There is much to like in Angels, but it is not up to the level of Studio Players' recent summer musicals.
The main problem is the show itself: a derivative mash-up of country music and rural culture tropes.
The plot, such as it is, involves a trailer park queen, a coal miner's daughter and a sexually harassed secretary who meet cute on a bus as they head to Nashville to pursue their country music dreams.
After a long exposition of the women's stories in solo vignettes, we are asked to believe that they instantly become headliners at a Nashville nightclub, after which two of them return to their humdrum lives, leaving the other woman ostensibly to continue on to stardom.
This is the flimsiest possible framework for stringing together 30 of country music's most familiar songs, and it almost does them a disservice: A stand-and-deliver concert of these songs would have been at least as effective.
On Thursday's opening night, the three singer- actresses gave it their all. What they lacked in subtlety, they compensated for with energy.
As Angela, who leaves her husband and their six children, Leah-Marie McDivitt presents a warm, daffy persona, given to folksy platitudes and screeching interjections. Brooke Noe as the West Virginia coal-country girl Darlene brings a lovely natural voice to the proceedings but could have used more direction in creating a cohesive character. The talented Erin L. Tuttle plays the Dolly Parton-like Sue Ellen with bawdy flair.
These women work hard to bring the show to life, but perhaps a more relaxed approach to some scenes would have given the characters more contour. As directed with fast pace and insistent verve by Tonda-Leah Fields, the show finds and maintains just one gear: full-throttle. Some quieter, less campy moments would have benefited the play.
The amusing but repetitive choreography by Clemmy Ann Bastin is well suited to the performers' abilities.
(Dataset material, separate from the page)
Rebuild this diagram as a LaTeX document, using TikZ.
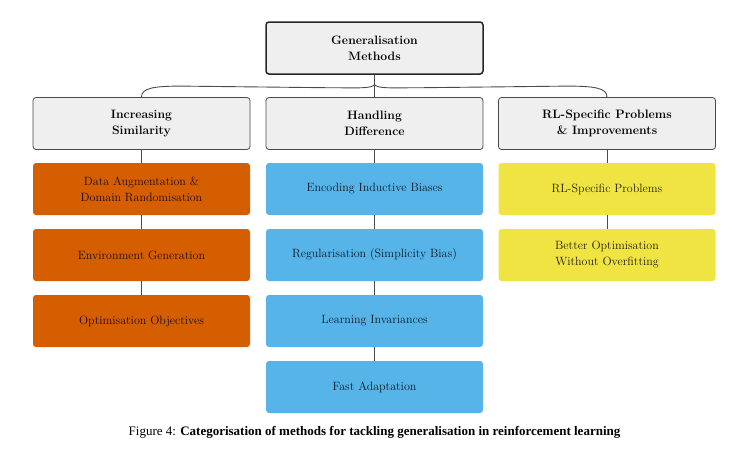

Music director Jessica Slaton Greene has the women sounding really good in their songs, but the sound design is too hot for the small theater, making the singers sound strident. The accompanying onstage band is top-notch, with fiddler Mary Elizabeth Henton, keyboardist Karen Thomas Snider, guitarist John Dittert and bass player Ben McWhorter held together by the solid trap set skills of Roger Dittert.
The elaborate set by Bob Kinstle is decently rendered, especially the back of the Greyhound bus where the women meet.
The costumes and wigs are garish, not necessarily inappropriately so, but they could have been ameliorated with such details as hosiery.
Studio Players has a large community talent pool, and a loyal, supportive audience. I think it could serve both groups better by selecting real small-cast musicals rather than continuing along the path of throwback musical revues with miniscule plot or character development. Rather than shows where they let it all hang out for broad appeal, the troupe is capable of doing pieces that draw us in with artistry. Let's have that next summer.
Tedrin Blair Lindsay is a musician, theater artist and lecturer at the University of Kentucky.